An inspiring communicator, Christine is on the staff of the Junior Department of the Royal College of Music in London, as well as having been invited to give masterclasses at Morley College, Jackdaws, Hindhead, the City Lit, for the Victorian Music Teachers’ Association and for the London Piano Circle. She studied with pupils of Cortot, of Nadia Boulanger and of Michelangeli, and with the celebrated English pianist, Ronald Smith, also participating in masterclasses given by Sergei Dorensky, Aldo Ciccolini and Vlado Perlemuter. www.christinestevenson.net
Graham Fitch maintains an international reputation as a pianist, teacher, adjudicator and writer. Graham is a regular writer for Pianist Magazine, and has several video demonstrations on the magazine’s YouTube channel. He has recently published an ebook based on his popular blog, www.practisingthepiano.com, and has just launched an online resource for pianists and piano teachers, the Online Academy. Graham teaches privately in London, and counts among his long-term students Daniel Grimwood and James Baillieu, with many others active in the profession. In addition to teaching talented youngsters, tertiary level piano students and working with piano teachers, Graham is very interested in helping amateur pianists develop their playing. Graham is a principal tutor on The Piano Teachers’ Course (EPTA) UK, and is also a tutor at the Summer School for Pianists at Walsall, and gives weekend courses at Jackdaws. Graham also gives regular workshops and classes across the UK.
Her innovative programmes have “reinvigorated chamber music” (The Times) and her work in this area was recognised by the Royal Philharmonic Society when Sound Bites was nominated alongside Glyndebourne Opera and BCMG for the prestigious Audience Development Award.

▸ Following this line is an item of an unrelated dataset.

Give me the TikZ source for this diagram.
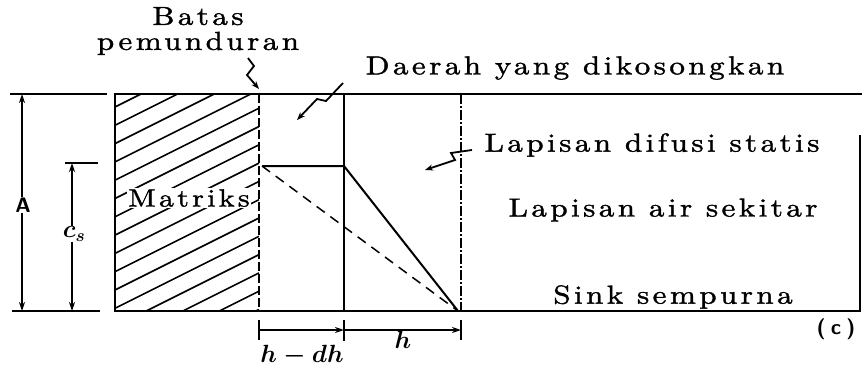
\documentclass[tikz,border=0pt]{standalone}
\usepackage{amsmath}
\usepackage{fontspec}
\newfontfamily\spacedfont{lmroman10-regular}[Extension=.otf,LetterSpace=13,FakeBold=1.3,FakeStretch=1.2]
\newfontfamily\scalesans{lmsans10-bold}[Extension=.otf,LetterSpace=25]
\usetikzlibrary{arrows.meta}
\begin{document}
\begin{tikzpicture}[x=1pt,y=-1pt,line width=2pt,
	lbl/.style={font=\fontsize{26}{25}\spacedfont,inner sep=1pt},
	dimlbl/.style={font=\fontsize{21}{23}\scalesans,fill=white,inner sep=1pt},
	mathlbl/.style={font=\fontsize{23}{25}\selectfont,inner sep=1pt},
	hatch/.style={line width=1.6pt},
	squig/.style={line width=1.8pt,-{Stealth[length=8pt,width=6pt]}},
	dim/.style={line width=1.8pt,{Stealth[length=9pt,width=6pt]}-{Stealth[length=9pt,width=6pt]}}]
	\useasboundingbox(0,0)rectangle(862,368);
	% hatched matrix
	\begin{scope}
		\clip(115,94)rectangle(259,311);
		\foreach \k in {0,...,15}
			\draw[hatch](115,107+18.3*\k)--++(144,-72);
	\end{scope}
	\draw(259,94)--(115,94)--(115,311)--(259,311);
	\draw[dash pattern=on 9pt off 3pt](259,94)--(259,311);
	% layers
	\draw(259,94)--(862,94);
	\draw(259,311)--(860,311)--(860,135);
	\draw(344,94)--(344,311);
	\draw[dash pattern=on 10pt off 2pt on 2pt off 2pt](461,94)--(461,311);
	% concentration profile
	\coordinate(top)at(262,166);
	\coordinate(knee)at(344,166);
	\coordinate(sink)at(458,311);
	\draw(top)--(knee)--(sink);
	\draw[line width=1.5pt,dash pattern=on 10pt off 7pt](top)--(sink);
	\node[lbl,fill=white,font=\fontsize{25}{25}\spacedfont](mat)at(189,198){Matriks};
	% left scales
	\draw(10,94)--(107,94);
	\draw(12,311)--(100,311);
	\draw(65,163)--(98,163);
	\draw[dim](22,94)--(22,311);
	\draw[dim](72,163)--(72,311);
	\node[dimlbl](A)at(23,205){A};
	\node[mathlbl,font=\fontsize{25}{27}\selectfont,fill=white](cs)at(74,234){$\boldsymbol{c_s}$};
	% bottom scale
	\draw[line width=1.8pt](259,320)--(259,340) (344,320)--(344,341) (461,320)--(461,340);
	\draw[line width=1.8pt,-{Stealth[length=9pt,width=6pt]}](259,330)--(344,330);
	\draw[line width=1.8pt,-{Stealth[length=9pt,width=6pt]}](344,330)--(461,330);
	\node[mathlbl](hdh)at(302,356){$\boldsymbol{h - dh}$};
	\node[mathlbl](h)at(403,340){$\boldsymbol{h}$};
	\node[dimlbl,fill=none](c)at(836,329){(c)};
	% labels
	\node[lbl,align=center](batas)at(198,31){Batas\\pemunduran};
	\node[lbl](daerah)at(575,68){Daerah yang dikosongkan};
	\node[lbl](dif)at(652,145){Lapisan difusi statis};
	\node[lbl](air)at(663,210){Lapisan air sekitar};
	\node[lbl](sinklbl)at(673,297){Sink sempurna};
	% squiggle arrows
	\coordinate(b0)at(248,58);
	\coordinate(b1)at(259,89);
	\draw[squig](b0)--(254,66)--(247,75)--(b1);
	\coordinate(d0)at(343,83);
	\coordinate(d1)at(297,120);
	\draw[squig](d0)--(326,101)--(317,99)--(d1);
	\coordinate(s0)at(472,150);
	\coordinate(s1)at(425,170);
	\draw[squig](s0)--(451,153)--(455,160)--(s1);
\end{tikzpicture}
\end{document}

Her reputation in the world of chamber music is wide and various; she has curated concerts at numerous venues and has performed twentieth century and contemporary repertoire throughout the world. This year, she will be touring her latest cross-genre programme Mr James’ Garden throughout Mexico and the UK, beginning with a premiere at the Henley Festival in the summer.
Ann studied at the Royal College of Music with Phyllis Sellick, where she won the College’s premier piano prize, the Chappell Gold Medal. A series of awards led to a South Bank debut at the Purcell Room and she subsequently won scholarships to study with Arie Vardi in Hanover and Gyorgy Sebok in Canada.
It was at this time that Ann played to the polish composer Witold Lutoslawski and her disc of his solo piano and chamber works received international acclaim. This disc, described as “beautiful and exquisite” by BBC Music Magazine, is to be re-released on the Nimbus label this year.
In addition to her international recital work, Ann has a wealth of educational experience, not just in master-class environments, but also in state-funded and music in the community programmes. Ann is much in demand as an adjudicator is also a member of the examiners panel for the Associated Board.
“A distinguished scholar and pianist” Gramophone Magazine
David Owen Norris is Professor of Musical Performance at the University of Southampton, and Visiting Professor at the Royal College of Music and at the Royal Northern College of Music. The first winner of the Gilmore Artist Award, he has played concertos all over North America and Australia, along with several appearances in the BBC Proms. A television programme entirely devoted to his work on the Elgar Piano Concerto, ending with a spectacular live performance of the whole work, has been shown frequently.
He began his career by accompanying such artists as Dame Janet Baker, Sir Peter Pears & Jean-Pierre Rampal, and has enjoyed long-standing partnerships with Ernst Kovacic, Sir John Tomlinson, and the late Philip Langridge. His ambitious two-disc Sullivan song project appeared on the Chandos label in 2017. A further disc of Sullivan and the complete songs of Sir William Sterndale Bennett will soon follow.
David Owen Norris also plays early pianos. His discovery that the World’s First Piano Concertos were written around 1770 in London for the tiny square piano led to a complete reconsideration of that instrument, with an epoch-making recording, and concerto tours of Britain, Europe and America. 2017 saw the beginning of the Jupiter Project, comprising concerts, workshops, CD recordings and video, relating to the remarkable body of mid-nineteenth-century chamber-music arrangements of Mozart piano concertos, symphonies and overtures.
David Owen Norris has been a familiar face on music television since 1990, when he presented The Real Thing?: Questions of Authenticity on BBC2, described by the Daily Telegraph as ‘the most probing and literate programme on music seen for a long while’. His analysis of Jerusalem in the Prince of Wales’s programme on Sir Hubert Parry in 2011 sent critics into unprecedented raptures (‘we need him on our screens every week’), and his Chord of the Week – which enjoyed its fifth series last summer – has helped make BBC2’s PromsExtra one of the most watched classical music programmes in the world. Perfect Pianists, which he presented from Chopin’s Pleyel piano, is often repeated on BBC4.